Running workflows in the cloud
To run workflows on the CLC Genomics Cloud Engine, select "CLC Genomics Cloud Engine" in the first wizard step when launching a workflow (figure 6.1).
Figure 6.10: Select "CLC Genomics Cloud Engine" to run a workflow in the cloud.
Machine size and downloading results
Select the desired machine size in the drop-down menu. The available options can be configured by the administrator of the CLC Genomics Cloud Engine.
When running small workflows where you wish to download all the workflow results, keep the Download result checkbox checked. For other situations, we recommend this option is not selected. The CLC Workbench must be left running until the workflow completes for the results to be downloaded automatically. Workflow results can be downloaded later using the Cloud Job Search functionality, described in Cloud Job Search.
Data inputs and outputs
The following data sources are available when launching a workflow to run on the CLC Genomics Cloud Engine:
- Data already imported into a CLC location Choose "Select from Navigation Area". The selected data will be uploaded to the AWS S3 cache bucket configured in the GCE settings, described in Configuring the cloud connection. If a given data element is already present in the cache bucket, as determined by the CLC URL of the data element and the time of its latest modification, then it will not be uploaded.
- Locally available data to be imported on the fly when the workflow is run Choose "Select files for import", click "Browse" and select "File system" from the drop-down menu.
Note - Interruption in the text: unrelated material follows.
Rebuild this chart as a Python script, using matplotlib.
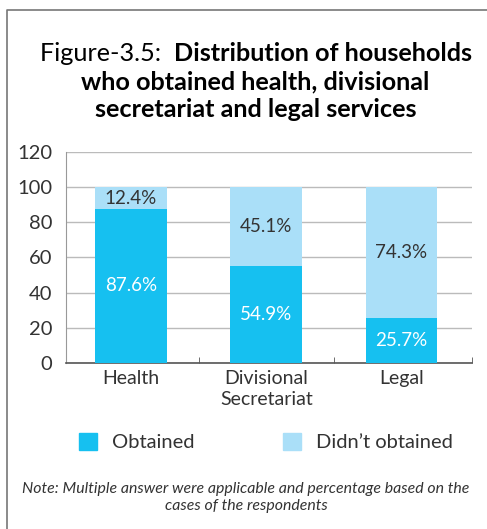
import matplotlib.pyplot as plt
from matplotlib.lines import Line2D
from matplotlib.patches import Patch

plt.rcParams['font.family'] = ['Lato', 'DejaVu Sans']

categories = ['Health', 'Divisional\nSecretariat', 'Legal']
obtained = [87.6, 54.9, 25.7]
not_obtained = [12.4, 45.1, 74.3]
series_names = ['Obtained', 'Didn\u2019t obtained']
yticks = [0, 20, 40, 60, 80, 100, 120]

dark = '#16C0F0'
light = '#AADFF8'
txt = '#333333'

fig = plt.figure(figsize=(4.87, 5.29), dpi=100)
ax = fig.add_axes([0.1355, 0.3138, 0.8335, 0.399])

x = range(len(categories))
w = 0.53
b1 = ax.bar(x, obtained, w, color=dark, zorder=3)
b2 = ax.bar(x, not_obtained, w, bottom=obtained, color=light, zorder=3)

for i in x:
    ax.text(i, obtained[i] / 2, f'{obtained[i]}%', ha='center', va='center',
            color='white', fontsize=13.5, zorder=4)
    ax.text(i, obtained[i] + not_obtained[i] / 2, f'{not_obtained[i]}%',
            ha='center', va='center', color=txt, fontsize=13.5, zorder=4)

ax.set_xlim(-0.48, 2.52)
ax.set_ylim(0, 120)
ax.set_yticks(yticks)
ax.set_xticks(list(x))
ax.set_xticklabels(categories, linespacing=1.3)
ax.set_xticks([-0.48, 0.5, 1.5, 2.52], minor=True)
ax.tick_params(axis='x', which='major', length=0, pad=5, labelsize=14, labelcolor=txt)
ax.tick_params(axis='x', which='minor', direction='in', length=4, color='#555555')
ax.tick_params(axis='y', length=0, pad=10, labelsize=14.5, labelcolor=txt)
ax.yaxis.grid(True, color='#BBBBBB', lw=1, zorder=0)
for s in ['top', 'right']:
    ax.spines[s].set_visible(False)
ax.spines['left'].set_color('#999999')
ax.spines['bottom'].set_color('#555555')
ax.spines['bottom'].set_linewidth(1.2)

# title: first part regular, rest bold, each line centred
r = fig.canvas.get_renderer()
title_lines = [('Figure-3.5:  ', 'Distribution of households'),
               ('', 'who obtained health, divisional'),
               ('', 'secretariat and legal services')]
ys = [0.899, 0.846, 0.793]
cx = 0.525
for (normal, bold), y in zip(title_lines, ys):
    t1 = fig.text(0, y, normal, fontsize=18.2, color='black', va='center')
    t2 = fig.text(0, y, bold, fontsize=18.2, fontweight='bold', color='black', va='center')
    w1 = t1.get_window_extent(r).width if normal else 0
    w2 = t2.get_window_extent(r).width
    start = cx * fig.bbox.width - (w1 + w2) / 2
    t1.set_x(start / fig.bbox.width)
    t2.set_x((start + w1) / fig.bbox.width)

handles = [Patch(color=dark), Patch(color=light)]
fig.legend(handles, series_names, loc='center', bbox_to_anchor=(0.546, 0.164),
           ncol=2, frameon=False, fontsize=14.5, handlelength=0.9, handleheight=0.9,
           columnspacing=4.4, handletextpad=0.75, labelcolor=txt)

fig.text(0.505, 0.06, 'Note: Multiple answer were applicable and percentage based on the\ncases of the respondents',
         ha='center', va='center', fontsize=11.4, style='italic', color=txt, linespacing=1.25)

# outer frame (left and top edges)
fig.add_artist(Line2D([0.0144, 0.0144, 1.0], [0.0, 0.981, 0.981], color='#777777', lw=1.2))

fig.savefig('out.png', dpi=100)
The data will be uploaded to the AWS S3 cache bucket. If a file is already present in the cache bucket, as determined by the full path of the file and the time of its latest modification, then it will not be uploaded.
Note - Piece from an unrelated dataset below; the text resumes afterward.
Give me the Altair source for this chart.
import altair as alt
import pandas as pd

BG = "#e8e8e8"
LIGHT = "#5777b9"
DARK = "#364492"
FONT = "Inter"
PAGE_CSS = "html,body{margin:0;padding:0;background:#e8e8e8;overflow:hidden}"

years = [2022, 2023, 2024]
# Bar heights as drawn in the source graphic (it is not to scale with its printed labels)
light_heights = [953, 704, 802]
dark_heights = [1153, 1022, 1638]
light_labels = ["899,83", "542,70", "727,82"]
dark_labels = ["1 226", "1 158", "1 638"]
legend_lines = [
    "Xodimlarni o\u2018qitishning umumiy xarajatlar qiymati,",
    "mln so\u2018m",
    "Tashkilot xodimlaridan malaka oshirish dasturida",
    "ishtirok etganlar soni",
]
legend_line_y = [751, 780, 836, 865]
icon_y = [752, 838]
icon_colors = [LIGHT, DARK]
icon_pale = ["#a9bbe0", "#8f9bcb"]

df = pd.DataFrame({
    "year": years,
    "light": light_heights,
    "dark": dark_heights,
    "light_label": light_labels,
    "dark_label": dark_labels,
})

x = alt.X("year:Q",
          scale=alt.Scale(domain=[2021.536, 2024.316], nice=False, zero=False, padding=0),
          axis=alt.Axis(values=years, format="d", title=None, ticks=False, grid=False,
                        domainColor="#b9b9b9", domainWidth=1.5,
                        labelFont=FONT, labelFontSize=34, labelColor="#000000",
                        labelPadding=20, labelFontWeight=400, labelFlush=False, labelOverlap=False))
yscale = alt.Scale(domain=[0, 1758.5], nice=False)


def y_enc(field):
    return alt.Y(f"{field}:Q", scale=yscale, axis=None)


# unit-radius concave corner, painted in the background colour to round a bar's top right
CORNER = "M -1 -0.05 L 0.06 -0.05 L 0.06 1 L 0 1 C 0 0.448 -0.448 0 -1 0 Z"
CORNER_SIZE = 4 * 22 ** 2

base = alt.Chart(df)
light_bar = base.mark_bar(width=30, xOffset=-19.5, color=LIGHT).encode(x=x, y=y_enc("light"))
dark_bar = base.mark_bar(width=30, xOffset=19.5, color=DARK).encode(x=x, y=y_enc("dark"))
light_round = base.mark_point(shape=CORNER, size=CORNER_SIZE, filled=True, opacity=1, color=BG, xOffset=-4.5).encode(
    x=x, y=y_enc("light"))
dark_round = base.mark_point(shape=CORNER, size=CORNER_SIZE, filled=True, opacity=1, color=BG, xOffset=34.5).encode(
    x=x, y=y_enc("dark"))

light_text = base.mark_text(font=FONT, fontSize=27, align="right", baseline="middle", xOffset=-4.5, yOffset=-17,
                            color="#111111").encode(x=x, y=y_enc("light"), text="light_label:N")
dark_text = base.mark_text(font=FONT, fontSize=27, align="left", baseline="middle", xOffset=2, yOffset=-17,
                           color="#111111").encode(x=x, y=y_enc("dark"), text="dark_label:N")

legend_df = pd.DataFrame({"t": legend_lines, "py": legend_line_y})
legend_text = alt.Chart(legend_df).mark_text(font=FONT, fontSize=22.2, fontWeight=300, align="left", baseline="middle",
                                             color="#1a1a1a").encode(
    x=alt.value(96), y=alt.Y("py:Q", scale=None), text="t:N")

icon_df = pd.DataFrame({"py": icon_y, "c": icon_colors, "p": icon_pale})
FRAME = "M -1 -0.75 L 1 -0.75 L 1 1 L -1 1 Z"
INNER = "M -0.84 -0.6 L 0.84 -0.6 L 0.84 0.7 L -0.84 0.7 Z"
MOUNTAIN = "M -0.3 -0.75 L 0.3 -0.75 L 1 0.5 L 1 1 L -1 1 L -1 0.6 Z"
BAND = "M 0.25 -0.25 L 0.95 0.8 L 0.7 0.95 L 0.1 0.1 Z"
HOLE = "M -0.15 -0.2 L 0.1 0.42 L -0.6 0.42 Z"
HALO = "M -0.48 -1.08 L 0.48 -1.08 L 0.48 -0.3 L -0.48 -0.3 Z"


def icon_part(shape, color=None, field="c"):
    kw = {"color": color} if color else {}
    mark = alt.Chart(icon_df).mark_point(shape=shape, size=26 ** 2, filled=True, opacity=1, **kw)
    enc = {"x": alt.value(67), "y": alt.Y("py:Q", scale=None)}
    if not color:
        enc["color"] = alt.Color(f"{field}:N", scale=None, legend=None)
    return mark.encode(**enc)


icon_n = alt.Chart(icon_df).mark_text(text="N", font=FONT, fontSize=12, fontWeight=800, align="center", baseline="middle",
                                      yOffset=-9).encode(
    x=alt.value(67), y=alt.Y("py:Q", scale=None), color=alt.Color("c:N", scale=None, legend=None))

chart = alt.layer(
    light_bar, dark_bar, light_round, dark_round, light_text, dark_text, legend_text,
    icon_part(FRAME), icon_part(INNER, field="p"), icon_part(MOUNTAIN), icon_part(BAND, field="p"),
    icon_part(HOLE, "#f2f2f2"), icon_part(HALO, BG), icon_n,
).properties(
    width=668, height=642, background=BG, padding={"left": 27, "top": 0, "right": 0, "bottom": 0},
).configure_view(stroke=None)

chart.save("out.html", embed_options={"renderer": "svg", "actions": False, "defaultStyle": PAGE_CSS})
- Data in the cloud, to be imported on the fly when running the workflow in the cloud Choose "Select files for import", click "Browse", and select a cloud-based location from the drop-down menu. The analysis will be carried out directly on the data in the cloud, and will not be transferred to the CLC Workbench.
In the "Output location in Amazon S3" wizard step, you specify an output bucket and folder in Amazon S3 to save the workflow results to. Note that workflow results will always be saved in Amazon S3, even if the "Download result" option was checked in the first wizard step. Information about data to be uploaded is also displayed here, as shown in figure 6.2. Any data already present in the cloud cache will not be uploaded.
Figure 6.11: Specifying a location for saving workflow results to in Amazon S3. Information about data to be uploaded when the workflow is launched is provided near the bottom of this wizard step.
In the last wizard step, a local location must be selected for workflow outputs, even if the "Download result" checkbox was not checked in the first configuration step. This location is used to save log files to in some circumstances, for example, if a workflow run fails for particular reasons.
Following the progress of workflow jobs run on the cloud
Each workflow submitted to the cloud is submitted as a batch consisting of jobs. A batch may consist of just a single job. Multiple jobs are included in a batch when:
- The "Batch" checkbox is selected in the workflow wizard, and/or
- The workflow design includes control flow elements, as described in the CLC Genomics Workbench manual: http://resources.qiagenbioinformatics.com/manuals/clcgenomicsworkbench/current/index.php?manual=Advanced_workflow_batching.html.
Each job within a batch is executed as a separate job in the cloud, potentially in parallel on separate server instances.
You can follow the progress of the workflow in the Processes area of the CLC Workbench (figure 6.3). The icon next to the process indicates the status of the job submission:
-
This icon indicates that data is being transferred to the cloud. When this icon is displayed, do not interrupt the connection to the cloud, e.g. do not disconnect from the cloud or shut down your computer.
-
This icon indicates the job submission is complete, including any data transfer. When this icon is displayed, you can safely disconnect from the cloud, and shut down your computer if you wish.
Figure 6.12: The icon next to the cloud process in the Processes area indicates the submission of this job, including data transfer, is complete.
When the job submission is complete, right-clicking the arrow next to a process and selecting "Show in Cloud Job Search" will open the batch in the Cloud Job Search (figure 6.4). See Cloud Job Search for further details.
Figure 6.13: You can open an individual job in the Cloud Job Search tool by right-clicking on the arrow next to a process in the Processes area. This option is only available when the job submission to the cloud is complete, including any data transfer.